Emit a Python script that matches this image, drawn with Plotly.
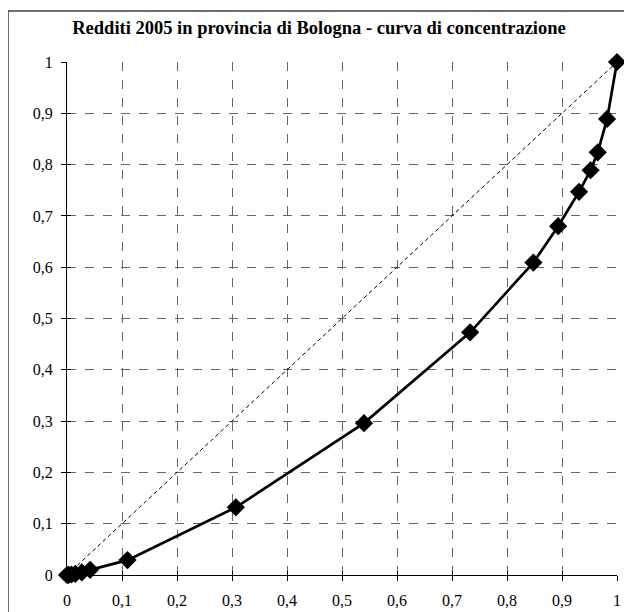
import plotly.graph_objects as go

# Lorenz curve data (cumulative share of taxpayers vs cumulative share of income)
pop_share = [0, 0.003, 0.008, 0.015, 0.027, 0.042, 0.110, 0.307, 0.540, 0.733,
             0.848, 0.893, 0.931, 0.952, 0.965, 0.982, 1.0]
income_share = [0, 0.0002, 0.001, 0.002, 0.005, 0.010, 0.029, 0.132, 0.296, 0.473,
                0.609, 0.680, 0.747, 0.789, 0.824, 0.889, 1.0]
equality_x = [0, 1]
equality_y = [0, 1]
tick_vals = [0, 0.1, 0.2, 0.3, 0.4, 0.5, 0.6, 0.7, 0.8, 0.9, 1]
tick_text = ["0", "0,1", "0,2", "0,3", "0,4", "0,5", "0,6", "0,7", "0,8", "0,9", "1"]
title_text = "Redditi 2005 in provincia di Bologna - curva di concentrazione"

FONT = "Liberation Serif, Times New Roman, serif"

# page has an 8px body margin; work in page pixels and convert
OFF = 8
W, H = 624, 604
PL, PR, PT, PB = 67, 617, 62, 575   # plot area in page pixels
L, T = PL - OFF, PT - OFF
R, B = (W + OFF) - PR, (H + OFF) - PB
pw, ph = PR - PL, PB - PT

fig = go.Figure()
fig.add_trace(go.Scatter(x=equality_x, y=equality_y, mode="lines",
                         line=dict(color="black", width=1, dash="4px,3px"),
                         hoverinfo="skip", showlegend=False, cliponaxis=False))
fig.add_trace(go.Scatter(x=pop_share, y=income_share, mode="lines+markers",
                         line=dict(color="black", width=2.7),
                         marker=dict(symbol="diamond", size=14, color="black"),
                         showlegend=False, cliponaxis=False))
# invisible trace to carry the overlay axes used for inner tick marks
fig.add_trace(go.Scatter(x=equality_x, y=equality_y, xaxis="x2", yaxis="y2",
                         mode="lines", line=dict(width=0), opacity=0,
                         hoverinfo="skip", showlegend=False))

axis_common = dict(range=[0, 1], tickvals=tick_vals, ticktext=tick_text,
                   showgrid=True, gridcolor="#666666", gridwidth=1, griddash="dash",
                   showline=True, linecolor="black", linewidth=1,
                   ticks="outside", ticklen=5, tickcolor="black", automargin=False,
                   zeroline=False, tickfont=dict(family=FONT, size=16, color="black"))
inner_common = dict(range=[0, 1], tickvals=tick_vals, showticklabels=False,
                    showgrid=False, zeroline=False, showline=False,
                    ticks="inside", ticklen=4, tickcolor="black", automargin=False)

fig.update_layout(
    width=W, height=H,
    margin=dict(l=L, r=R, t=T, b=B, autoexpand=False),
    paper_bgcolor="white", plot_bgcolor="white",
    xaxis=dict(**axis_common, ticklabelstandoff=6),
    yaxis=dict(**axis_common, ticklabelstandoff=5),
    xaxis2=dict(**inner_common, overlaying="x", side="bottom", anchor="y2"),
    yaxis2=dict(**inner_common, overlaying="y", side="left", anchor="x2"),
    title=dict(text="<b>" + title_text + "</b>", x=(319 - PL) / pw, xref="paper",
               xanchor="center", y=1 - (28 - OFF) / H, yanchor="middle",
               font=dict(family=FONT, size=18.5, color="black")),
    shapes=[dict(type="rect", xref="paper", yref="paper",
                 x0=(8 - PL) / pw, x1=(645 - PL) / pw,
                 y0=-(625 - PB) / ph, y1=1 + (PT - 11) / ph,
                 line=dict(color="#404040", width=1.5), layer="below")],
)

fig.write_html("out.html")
• • • • •
What is asked: Take the data above and repeat it exactly, leaving each picture out.

The solution:
Emit a Python script that matches this image, drawn with Plotly.
import plotly.graph_objects as go

# Lorenz curve data (cumulative share of taxpayers vs cumulative share of income)
pop_share = [0, 0.003, 0.008, 0.015, 0.027, 0.042, 0.110, 0.307, 0.540, 0.733,
             0.848, 0.893, 0.931, 0.952, 0.965, 0.982, 1.0]
income_share = [0, 0.0002, 0.001, 0.002, 0.005, 0.010, 0.029, 0.132, 0.296, 0.473,
                0.609, 0.680, 0.747, 0.789, 0.824, 0.889, 1.0]
equality_x = [0, 1]
equality_y = [0, 1]
tick_vals = [0, 0.1, 0.2, 0.3, 0.4, 0.5, 0.6, 0.7, 0.8, 0.9, 1]
tick_text = ["0", "0,1", "0,2", "0,3", "0,4", "0,5", "0,6", "0,7", "0,8", "0,9", "1"]
title_text = "Redditi 2005 in provincia di Bologna - curva di concentrazione"

FONT = "Liberation Serif, Times New Roman, serif"

# page has an 8px body margin; work in page pixels and convert
OFF = 8
W, H = 624, 604
PL, PR, PT, PB = 67, 617, 62, 575   # plot area in page pixels
L, T = PL - OFF, PT - OFF
R, B = (W + OFF) - PR, (H + OFF) - PB
pw, ph = PR - PL, PB - PT

fig = go.Figure()
fig.add_trace(go.Scatter(x=equality_x, y=equality_y, mode="lines",
                         line=dict(color="black", width=1, dash="4px,3px"),
                         hoverinfo="skip", showlegend=False, cliponaxis=False))
fig.add_trace(go.Scatter(x=pop_share, y=income_share, mode="lines+markers",
                         line=dict(color="black", width=2.7),
                         marker=dict(symbol="diamond", size=14, color="black"),
                         showlegend=False, cliponaxis=False))
# invisible trace to carry the overlay axes used for inner tick marks
fig.add_trace(go.Scatter(x=equality_x, y=equality_y, xaxis="x2", yaxis="y2",
                         mode="lines", line=dict(width=0), opacity=0,
                         hoverinfo="skip", showlegend=False))

axis_common = dict(range=[0, 1], tickvals=tick_vals, ticktext=tick_text,
                   showgrid=True, gridcolor="#666666", gridwidth=1, griddash="dash",
                   showline=True, linecolor="black", linewidth=1,
                   ticks="outside", ticklen=5, tickcolor="black", automargin=False,
                   zeroline=False, tickfont=dict(family=FONT, size=16, color="black"))
inner_common = dict(range=[0, 1], tickvals=tick_vals, showticklabels=False,
                    showgrid=False, zeroline=False, showline=False,
                    ticks="inside", ticklen=4, tickcolor="black", automargin=False)

fig.update_layout(
    width=W, height=H,
    margin=dict(l=L, r=R, t=T, b=B, autoexpand=False),
    paper_bgcolor="white", plot_bgcolor="white",
    xaxis=dict(**axis_common, ticklabelstandoff=6),
    yaxis=dict(**axis_common, ticklabelstandoff=5),
    xaxis2=dict(**inner_common, overlaying="x", side="bottom", anchor="y2"),
    yaxis2=dict(**inner_common, overlaying="y", side="left", anchor="x2"),
    title=dict(text="<b>" + title_text + "</b>", x=(319 - PL) / pw, xref="paper",
               xanchor="center", y=1 - (28 - OFF) / H, yanchor="middle",
               font=dict(family=FONT, size=18.5, color="black")),
    shapes=[dict(type="rect", xref="paper", yref="paper",
                 x0=(8 - PL) / pw, x1=(645 - PL) / pw,
                 y0=-(625 - PB) / ph, y1=1 + (PT - 11) / ph,
                 line=dict(color="#404040", width=1.5), layer="below")],
)

fig.write_html("out.html")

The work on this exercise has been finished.